» What is needed: Only the lines from the one with "Clone this chart in D3.js." through the one with "24, bottom: 467" are to be restated, word for word, with both of them included.

» Data listing:

## Start

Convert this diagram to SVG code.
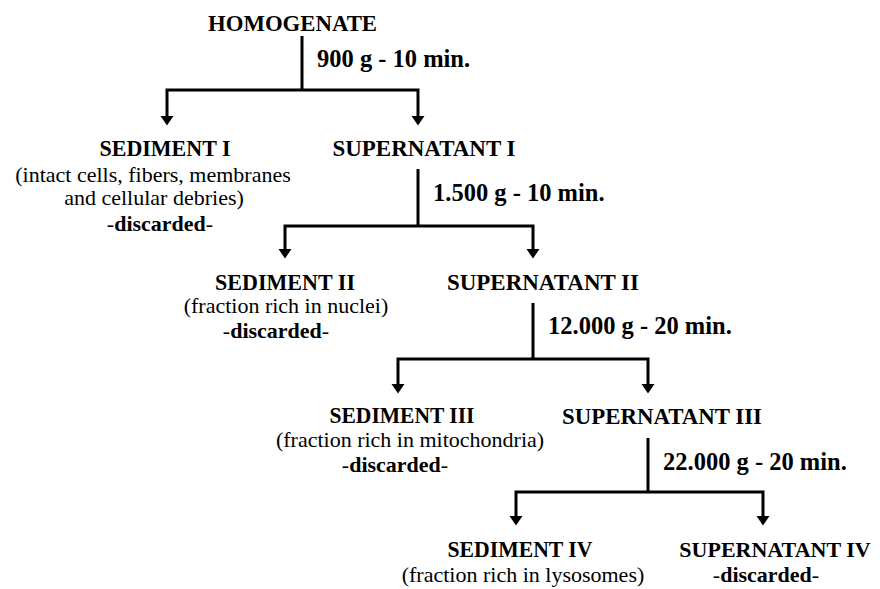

## End
## Start

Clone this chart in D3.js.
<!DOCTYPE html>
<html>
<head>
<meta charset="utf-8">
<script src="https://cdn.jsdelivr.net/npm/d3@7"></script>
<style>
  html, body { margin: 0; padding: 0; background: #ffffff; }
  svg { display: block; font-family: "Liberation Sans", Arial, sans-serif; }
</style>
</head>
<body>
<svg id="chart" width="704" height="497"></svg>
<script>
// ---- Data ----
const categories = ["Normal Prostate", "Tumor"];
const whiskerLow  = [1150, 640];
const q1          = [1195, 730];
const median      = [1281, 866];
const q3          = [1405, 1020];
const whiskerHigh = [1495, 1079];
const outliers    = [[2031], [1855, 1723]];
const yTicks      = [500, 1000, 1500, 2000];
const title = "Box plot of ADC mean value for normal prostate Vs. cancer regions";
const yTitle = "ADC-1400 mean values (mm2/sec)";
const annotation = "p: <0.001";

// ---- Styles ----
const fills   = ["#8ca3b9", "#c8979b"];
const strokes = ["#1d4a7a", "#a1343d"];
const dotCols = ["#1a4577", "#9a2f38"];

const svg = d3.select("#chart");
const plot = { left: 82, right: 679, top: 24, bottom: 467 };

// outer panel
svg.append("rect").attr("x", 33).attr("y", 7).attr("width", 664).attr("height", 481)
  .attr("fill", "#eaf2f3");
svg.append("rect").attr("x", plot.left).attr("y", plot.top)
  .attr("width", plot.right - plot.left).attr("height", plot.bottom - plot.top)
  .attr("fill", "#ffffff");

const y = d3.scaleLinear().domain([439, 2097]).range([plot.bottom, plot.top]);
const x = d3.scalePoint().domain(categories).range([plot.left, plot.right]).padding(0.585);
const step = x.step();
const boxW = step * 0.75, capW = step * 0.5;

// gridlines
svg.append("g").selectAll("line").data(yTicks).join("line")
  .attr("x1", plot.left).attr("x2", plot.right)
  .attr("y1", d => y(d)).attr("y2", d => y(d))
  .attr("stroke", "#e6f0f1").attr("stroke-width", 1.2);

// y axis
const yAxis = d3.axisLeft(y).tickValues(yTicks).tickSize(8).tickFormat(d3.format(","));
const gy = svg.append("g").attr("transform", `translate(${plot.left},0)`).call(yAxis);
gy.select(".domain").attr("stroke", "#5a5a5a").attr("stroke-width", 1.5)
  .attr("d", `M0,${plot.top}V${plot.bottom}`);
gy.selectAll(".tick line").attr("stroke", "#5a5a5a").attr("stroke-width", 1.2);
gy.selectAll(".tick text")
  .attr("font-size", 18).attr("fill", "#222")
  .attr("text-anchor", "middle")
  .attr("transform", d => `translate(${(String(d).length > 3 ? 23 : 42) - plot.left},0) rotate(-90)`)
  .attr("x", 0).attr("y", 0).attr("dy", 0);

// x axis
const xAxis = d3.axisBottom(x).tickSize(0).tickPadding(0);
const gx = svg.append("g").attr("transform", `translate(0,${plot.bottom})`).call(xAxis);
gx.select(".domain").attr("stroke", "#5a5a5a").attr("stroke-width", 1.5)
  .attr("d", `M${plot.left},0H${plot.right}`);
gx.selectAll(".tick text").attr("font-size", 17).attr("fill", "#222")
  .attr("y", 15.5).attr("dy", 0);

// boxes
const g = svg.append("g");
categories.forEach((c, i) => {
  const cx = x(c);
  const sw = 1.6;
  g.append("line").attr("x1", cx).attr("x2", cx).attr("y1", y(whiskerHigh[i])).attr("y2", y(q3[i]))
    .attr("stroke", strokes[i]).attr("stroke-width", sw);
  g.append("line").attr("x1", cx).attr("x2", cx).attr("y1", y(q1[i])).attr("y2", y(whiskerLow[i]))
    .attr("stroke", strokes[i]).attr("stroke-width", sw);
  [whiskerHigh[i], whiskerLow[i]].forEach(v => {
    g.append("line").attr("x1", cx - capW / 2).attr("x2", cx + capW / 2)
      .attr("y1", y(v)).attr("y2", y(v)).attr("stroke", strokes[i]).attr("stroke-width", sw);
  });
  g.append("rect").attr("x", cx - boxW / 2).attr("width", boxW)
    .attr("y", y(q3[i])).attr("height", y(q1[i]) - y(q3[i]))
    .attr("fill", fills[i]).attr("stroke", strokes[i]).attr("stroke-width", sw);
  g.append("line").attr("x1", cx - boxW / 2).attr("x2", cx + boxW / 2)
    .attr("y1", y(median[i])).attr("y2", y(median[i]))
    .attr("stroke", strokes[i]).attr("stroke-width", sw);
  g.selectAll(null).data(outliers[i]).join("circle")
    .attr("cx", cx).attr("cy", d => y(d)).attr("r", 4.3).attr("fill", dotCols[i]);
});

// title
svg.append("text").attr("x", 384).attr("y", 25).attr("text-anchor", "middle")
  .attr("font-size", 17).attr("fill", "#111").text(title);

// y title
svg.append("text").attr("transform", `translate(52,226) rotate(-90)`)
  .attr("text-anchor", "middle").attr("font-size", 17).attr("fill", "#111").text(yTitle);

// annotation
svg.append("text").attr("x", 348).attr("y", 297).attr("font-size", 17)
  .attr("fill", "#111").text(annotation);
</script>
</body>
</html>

## End
## Start

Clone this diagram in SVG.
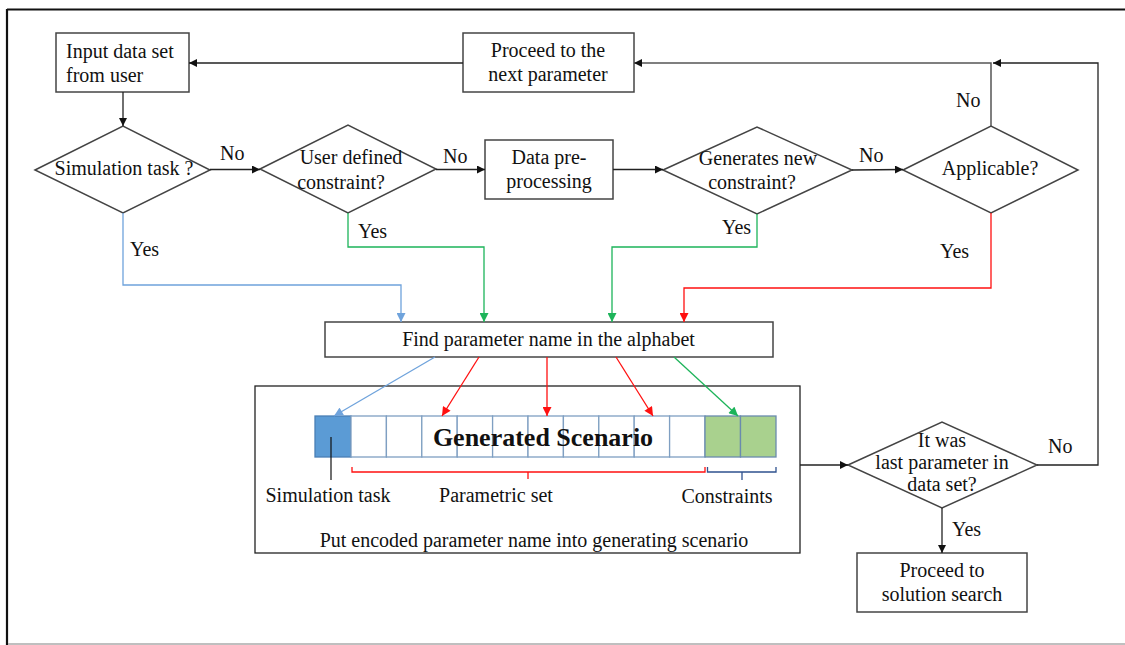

## End

» Written response:
Clone this chart in D3.js.
<!DOCTYPE html>
<html>
<head>
<meta charset="utf-8">
<script src="https://cdn.jsdelivr.net/npm/d3@7"></script>
<style>
  html, body { margin: 0; padding: 0; background: #ffffff; }
  svg { display: block; font-family: "Liberation Sans", Arial, sans-serif; }
</style>
</head>
<body>
<svg id="chart" width="704" height="497"></svg>
<script>
// ---- Data ----
const categories = ["Normal Prostate", "Tumor"];
const whiskerLow  = [1150, 640];
const q1          = [1195, 730];
const median      = [1281, 866];
const q3          = [1405, 1020];
const whiskerHigh = [1495, 1079];
const outliers    = [[2031], [1855, 1723]];
const yTicks      = [500, 1000, 1500, 2000];
const title = "Box plot of ADC mean value for normal prostate Vs. cancer regions";
const yTitle = "ADC-1400 mean values (mm2/sec)";
const annotation = "p: <0.001";

// ---- Styles ----
const fills   = ["#8ca3b9", "#c8979b"];
const strokes = ["#1d4a7a", "#a1343d"];
const dotCols = ["#1a4577", "#9a2f38"];

const svg = d3.select("#chart");
const plot = { left: 82, right: 679, top: 24, bottom: 467 };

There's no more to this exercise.